Repairing your thread can be addressed by relying on a Helicoil thread repair kit. Helicoil is one of the most reliable tools out there for thread repair. Although it has been around for a long time and many products have come to the market, it can still be used for repairing internal threads successfully. However, repairing with Helicoil also takes specific steps that might take a while to perfect.
At the end, we present you with another option and explain why adopting a versatile option is more convenient, economical, and reliable as well.
Repairing Threads with Helicoil
Helicoil is a coiled wire insert that is used to repair an internal thread to its original diameter and pitch. You have to insert it using an installer, but before that you have to make sure that you have the right specifications.
- Right Helicoil length
- Right diameter
The above-mentioned aspects are just two things that will tell you if you are using the right Helicoil.
Make sure to have the right length, because you don’t want the trouble of doubling up a Helicoil to get to your target length. A Helicoil has a tang at the end, and you have to be creative to remove the tang on the second Helicoil before setting it after the first one. The tang actually reduces the torque on the Helicoil, so removing the tang before fully inserting the coil is not advisable. Although its manufacturer actually produced tangless inserts, these may be hard to find in the market. Secondly, the two coils might not line up perfectly with each other.
Take note, you would be drilling and then tapping into the hole. This is where it might be difficult at first. For experienced mechanics, this is a skill that is easy to pick up. Tapping must be done by being square and perpendicular to the hole. Otherwise, you run the risk of misaligning the threads.
Helicoil set (Drillbit, STI or Screw Thread Insert Tap, Helicoil insert).
Installing the Coil
Because you have to insert a coil, you will be drilling into the hole to get a slightly larger size. Inserting the Helicoil requires the following steps.

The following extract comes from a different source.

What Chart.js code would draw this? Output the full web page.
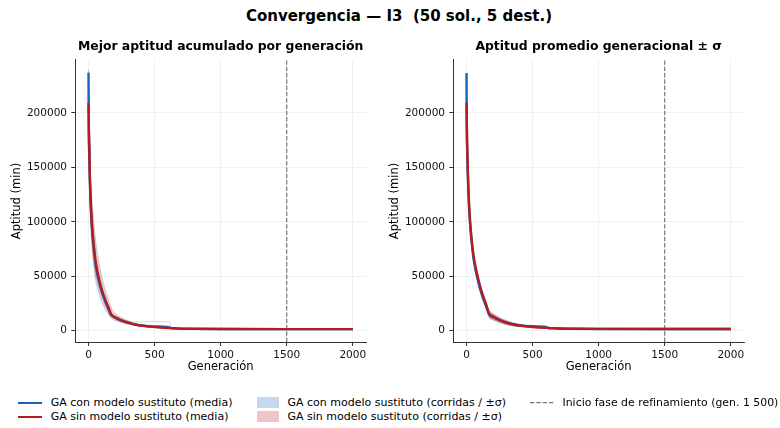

- Use drillbit to drill a slightly larger hole
- Tap into the hole to form the grooves for the coil insert. The tap you will use is provided in a kit. This is a special tap called STI, which has a slightly larger diameter than an ordinary tap to accommodate the coil insert. Ensure to be perpendicular to the workpiece for proper installation.
- Insert the coil using the handle of the tap
- If you have a coarse pitch thread, directly use the installation tool to secure the insert in the tapped hole
- If you have a fine pitch thread, you must use a pre-coil body which will compress the threads of the coil prior to insertion to the tapped hole. Usually, this goes with the thread kit.
Helicoil Pre-coil body for fine threads
- Remove the tang with a punch by hitting it with a hammer
It should be noted that some would use a cheaper alternative, but this is not advisable. If you use a cheaper alternative, there are instances when the tang might clamp the tool and make it difficult to remove the tool.
It is also advisable to follow a rule of thumb when using a Helicoil thread repair kit. When installing, make sure to keep the top of the insert ¾ to 1 turn below from where the tapped thread first made its way into the hole. This would make sure that the Helicoil is snug tightly into the hole.
Pros and Cons of Helicoil
- Helicoils are specially designed on the outer layer to grip the wall of the hole.
- It has a variety of designs that can work well with different thread types and configurations.
- Available in several lengths
- Proven to be reliable since 1930s–used by military as well
- Available in kit with all the tools needed
- Available also for high duress applications, such as well drilling, gas turbines, water applications and vacuum environments
- Available in corrosion resistant design
- Complex set of steps that require professional skills
- Requires different sizes for different hole diameters
- Can only fix the internal threads
- Requires different installation for coarse or fine threads
An Economical Option over Coiled Inserts
Despite what appears to be an easy operation as shown in videos, inserting Helicoils takes some skills. There are some factors to consider that make it challenging.
One, it’s plausible that you have to re-do it if you incorrectly installed the coil, if not ruin the project entirely. Secondly, as Helicoils are inserts with specifications, you would need a different kit for every different internal thread to be repaired. That would mean a different tap size (STI), and a different drill bit size, too.
To make it more economical, we can use an economical option instead. A much simpler way to fix an internal thread is to use Rotary thread.
Instead of installing by way of drilling, tapping, and inserting, you would need to just use a drill or a Dremel instead–but with some cutting techniques. Rotary thread can be used on different threads for repair, and can fix every kind of inch, metric, and pipe. You can use it for internal and external threads, too. Using this simple tool by attaching it to a Dremel or a drill, it would only take a few seconds to a couple of minutes to repair dented, corroded, and hardened threads.
Another reason to use it is that you can keep it in a handy area, whether in your toolkit or together with small tools you have in your garage. It’s as simple as plugging in your drill and starting the repair work.
For DIY enthusiasts, it’s an easy skill to learn, and also intuitive to use. For businesses, it would save you days by directly repairing a thread, rather than waiting for a specific Helicoil thread repair kit to arrive from the store.